An analogy I like to use is comparing electrons and protons to the water vapor in clouds. The first system readily forms atoms that build up complex systems, such that in sufficient numbers and in sufficient interaction time they form self aware creatures like us. Water vapor at first glance doesn’t do this in clouds, there appears to be no significant interactions that form deterministic systems. But that’s only because we are looking at too small a scale, ie, insufficient complexity. Eventually, a system of water vapor will form hurricanes, and given sufficiently large scale collections of water vapor (among other things, such as heat, electricity from lightning, etc) would eventually create a live self-aware system as well. A pretty outrageous hypothesis, and it may fail because there may be some system requirement that water vapor doesn’t meet that prevents formation of live entities. Nevertheless, I am increasingly convinced that any sufficiently complex system will form life–which means *it doesn’t really matter what is going on at the lowest levels*. That means that studying physics as a way of touching the mind of God, to use a famous phrase, very likely will not work. What matters is what it means to be an idea. As I mentioned, even electrons and protons could just simply be figments of some entity’s mind, such that the entity is simply applying consistent behavioral rules within his mind. Pretty outrageous, and at this point I don’t think that’s what’s going on, but it’s very clear in my mind that it *could* happen that way–thus reinforcing two things–we are nothing more than a concept that has been realized within a particular system, and our dying means nothing more than a reordering (mostly dispersal) of our constituent components.

Here we come full circle back to the concept of reality. It is becoming increasing clear that the distinction between reality and a concept is non-existent. What is real just means what is an idea, a concept.
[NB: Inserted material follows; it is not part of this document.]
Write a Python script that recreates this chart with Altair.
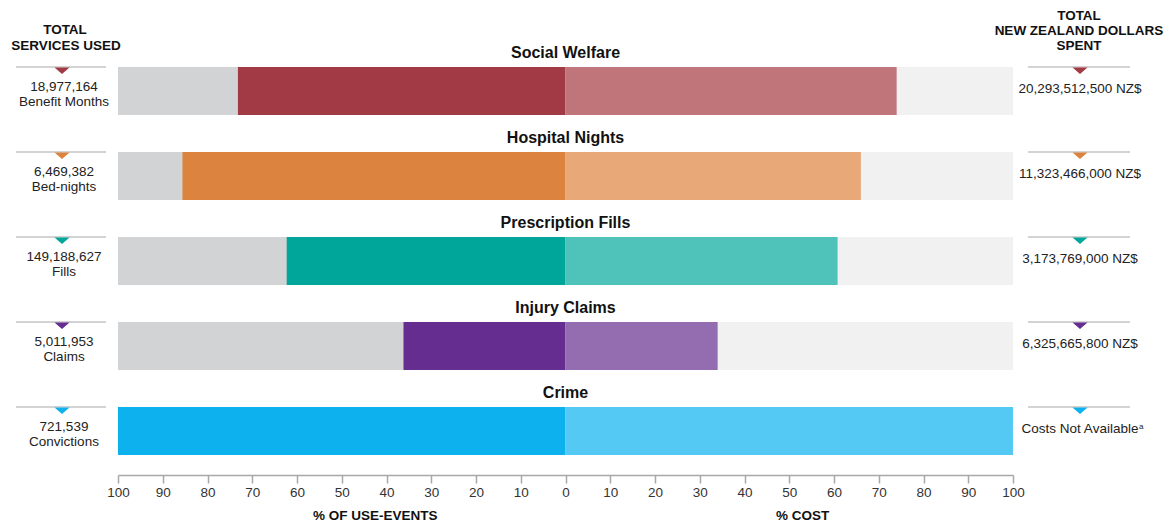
import altair as alt
import pandas as pd

categories = ["Social Welfare", "Hospital Nights", "Prescription Fills", "Injury Claims", "Crime"]
use_pct = [73.2, 85.6, 62.3, 36.2, 100.0]
cost_pct = [74.0, 66.0, 60.8, 34.0, 100.0]
totals = ["18,977,164", "6,469,382", "149,188,627", "5,011,953", "721,539"]
units = ["Benefit Months", "Bed-nights", "Fills", "Claims", "Convictions"]
spent = ["20,293,512,500 NZ$", "11,323,466,000 NZ$", "3,173,769,000 NZ$",
         "6,325,665,800 NZ$", "Costs Not Available"]
dark = ["#a23a45", "#dc843f", "#00a69a", "#652d90", "#0cb1ed"]
light = ["#bf757a", "#e8a878", "#4fc2b9", "#946db1", "#53c9f3"]
tick_values = list(range(-100, 101, 10))
axis_titles_text = ["% OF USE-EVENTS", "% COST"]
axis_titles_pos = [-42.5, 53.0]

df = pd.DataFrame({
    "cat": categories,
    "neg_use": [-v for v in use_pct],
    "cost": cost_pct,
    "zero": [0] * 5,
    "lo": [-100] * 5,
    "hi": [100] * 5,
    "total": totals,
    "unit": units,
    "spent": spent,
    "dark": dark,
    "light": light,
})

FONT = "Liberation Sans"
xs = alt.Scale(domain=[-100, 100], range=[110, 1005])
ys = alt.Scale(type="band", domain=categories, range=[59, 447],
               paddingInner=37 / 85, paddingOuter=0)
Y = alt.Y("cat:N", scale=ys, axis=None, sort=categories)


def X(field):
    return alt.X(field, scale=xs, title=None)


base = alt.Chart(df)

bg_left = base.mark_bar(color="#d1d3d4").encode(
    x=alt.X("lo:Q", scale=xs, title=None,
            axis=alt.Axis(values=tick_values, labelExpr="abs(datum.value)", grid=False,
                          domainColor="#a8a8a8", tickColor="#a8a8a8", tickSize=8,
                          labelFontSize=13.5, labelColor="#333333", labelFont=FONT,
                          labelPadding=2, domainWidth=1.5, tickWidth=1.5,
                          labelFlush=False, labelOverlap=False)),
    x2="zero:Q", y=Y)
bg_right = base.mark_bar(color="#f1f1f2").encode(x=X("zero:Q"), x2="hi:Q", y=Y)
use_bar = base.mark_bar().encode(
    x=X("neg_use:Q"), x2="zero:Q", y=Y, color=alt.Color("dark:N", scale=None))
cost_bar = base.mark_bar().encode(
    x=X("zero:Q"), x2="cost:Q", y=Y, color=alt.Color("light:N", scale=None))

titles = base.mark_text(font=FONT, fontSize=16, fontWeight="bold", color="#111111",
                        baseline="middle", yOffset=-38).encode(
    x=X("zero:Q"), y=Y, text="cat:N")

rule_left = base.mark_rule(color="#c4c4c4", strokeWidth=1.5, yOffset=-24).encode(
    x=alt.value(8), x2=alt.value(98), y=Y)
rule_right = base.mark_rule(color="#c4c4c4", strokeWidth=1.5, yOffset=-24).encode(
    x=alt.value(1020), x2=alt.value(1122), y=Y)
tri = "M-1,0L1,0L0,0.85Z"
tri_left = base.mark_point(shape=tri, size=225, filled=True, opacity=1, yOffset=-23.5).encode(
    x=alt.value(54), y=Y, color=alt.Color("dark:N", scale=None))
tri_right = base.mark_point(shape=tri, size=225, filled=True, opacity=1, yOffset=-23.5).encode(
    x=alt.value(1072), y=Y, color=alt.Color("dark:N", scale=None))

txt = dict(font=FONT, fontSize=13.5, color="#222222", baseline="middle")
left_num = base.mark_text(yOffset=-4.5, **txt).encode(x=alt.value(56), y=Y, text="total:N")
left_unit = base.mark_text(yOffset=10.5, **txt).encode(x=alt.value(56), y=Y, text="unit:N")
right_txt = base.mark_text(yOffset=-2, **txt).encode(x=alt.value(1072), y=Y, text="spent:N")
sup = base.transform_filter(alt.datum.cat == "Crime").mark_text(
    font=FONT, fontSize=8, color="#222222", baseline="middle", align="left",
    yOffset=-4).encode(x=alt.value(1131), y=Y, text=alt.value("a"))

hdr = dict(font=FONT, fontSize=13.5, fontWeight="bold", color="#111111", baseline="middle")
one = pd.DataFrame({"k": [0]})
headers = []
for t, xv, yv in [("TOTAL", 57, 22), ("SERVICES USED", 58, 38),
                  ("TOTAL", 1071, 7.5), ("NEW ZEALAND DOLLARS", 1071, 22.5), ("SPENT", 1071, 37.5)]:
    headers.append(alt.Chart(one).mark_text(**hdr).encode(
        x=alt.value(xv), y=alt.value(yv), text=alt.value(t)))

axt = pd.DataFrame({"t": axis_titles_text, "pos": axis_titles_pos})
axis_titles = alt.Chart(axt).mark_text(**hdr).encode(
    x=X("pos:Q"), y=alt.value(508), text="t:N")

chart = alt.layer(
    bg_left, bg_right, use_bar, cost_bar, titles,
    rule_left, rule_right, tri_left, tri_right,
    left_num, left_unit, right_txt, sup, axis_titles, *headers,
).properties(
    width=1160, height=467,
    padding={"left": 0, "top": 0, "right": 0, "bottom": 50},
    autosize=alt.AutoSizeParams(type="none"),
).configure_view(stroke=None)

chart.save("out.html", embed_options={"renderer": "svg", "actions": False})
I’ve taken this journey for a long time, passing through analysis of local and global views of the time and space system, down into particle systems within that environment, along the way finding that the ring theory has a lot going for it in understanding this level of system (in my mind anyway), then as I try to envision how this reality formed at the beginning of time, I headed into a vast new elegant realm of scale-less systems–something arising from an infinitely small or large system, where the entities can be anything at all–and while trying to make a distinction between reality versus concepts we form in our minds about that reality in a scale-less system, now realizing that I am on the threshold of discovering that there is no difference–the reason something arises from nothing is because there isn’t a something there in the first place, there are only concepts, patterns, constructions that have no intrinsic existence. If I derive a causal relationship given a set of starting assumptions, that is just as real as we are. That relationship will always exist, regardless of whether there is a reality based implementation. Similarly, I will always exist given the starting assumptions of a particular pattern of particles, and I will not exist when those patterns morph into something else for any reason. I am an idea that will always exist given the right set of patterns. Does it matter what system I am implemented in, whether it’s electrons and protons, water vapor, or God’s mind? Well, actually yes–because since each of these are ideas in their own right, they form part of the starting assumptions that make up me, the others will be similar but not the true idea of me. But that doesn’t matter, because all you need to do is back up and include the particular idea of electrons and protons, and you will have the true idea of me. In some complex and profound sense, I, because the idea of me will ALWAYS exist given the right set of assumptions, am immortal.